14. Com relação à demonstração da opinião contrária, devemos negar que o julgamento e a intuição com que Deus prevê o modo e os meios que devem conduzir alguém à vida eterna ou que devem produzir alguma outra coisa, não sejam um conhecimento totalmente prático.
15. Ainda devemos responder aos argumentos nos quais se apoia a opinião de Escoto e de São Boaventura. Com relação ao primeiro argumento, devemos negar que nas Sagradas Escrituras se denomine 'predestinação' a uma eleição, propósito ou dileção. Pois, embora os eleitos e amados recebam a denominação de 'predestinados', porque à predestinação se unem a eleição para a vida eterna e a dileção, no entanto, daí não se segue que nas Sagradas Escrituras se denomine 'predestinação' à eleição ou à dileção. Pois pode muito bem acontecer que coisas que estão unidas se signifiquem respectivamente com distintos nomes e que cada uma delas em concreto se predique do mesmo suposto. E do fato de que tenhamos sido predestinados conforme ao propósito da vontade divina, não se segue que este propósito seja toda a predestinação, mas que é necessário para que esta se produza e por isso a completa.
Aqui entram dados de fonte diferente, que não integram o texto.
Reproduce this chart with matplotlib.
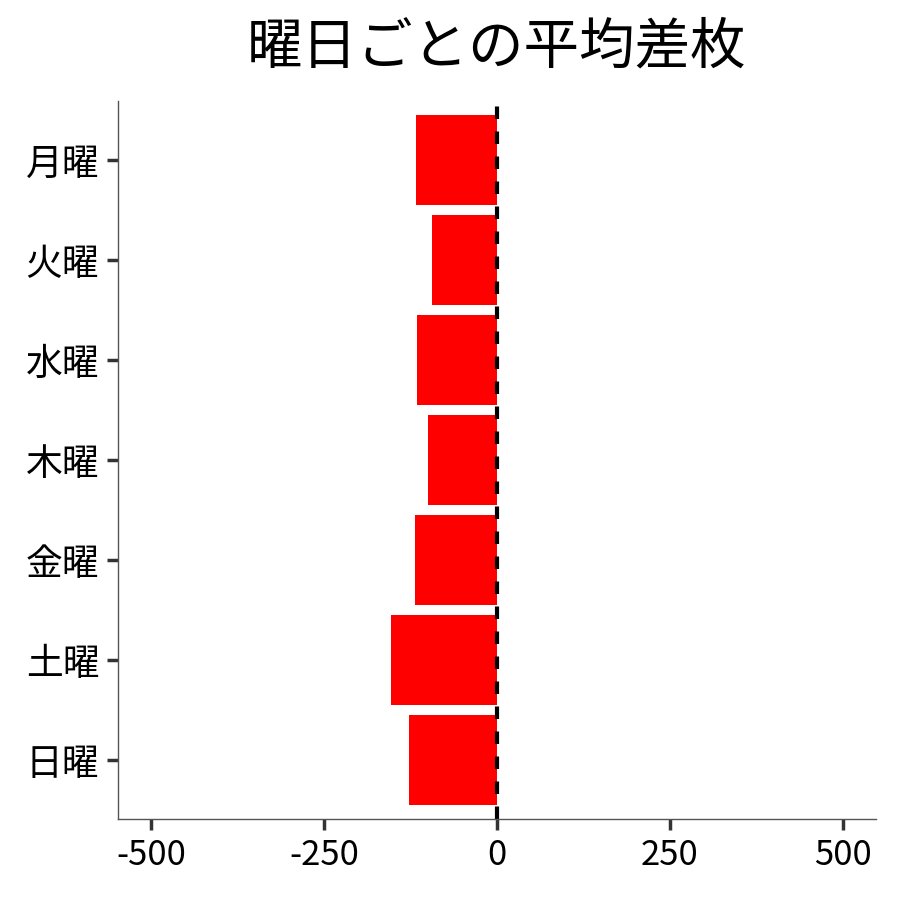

16. O segundo argumento apenas demonstra que a predestinação inclui o ato da vontade divina pelo qual Deus quer, de maneira eficaz, na medida em que depende dEle, conceder os meios pelos quais, segundo prevê, um predestinado adulto alcançará a vida eterna com dependência de seu livre arbítrio. Por essa razão, este ato da vontade divina não é a causa total de todos os efeitos da predestinação, porque muitos deles dependem do influxo livre do arbítrio, e tampouco infere qualquer necessidade ao arbítrio criado, como explicaremos em nossos comentários ao artigo 5.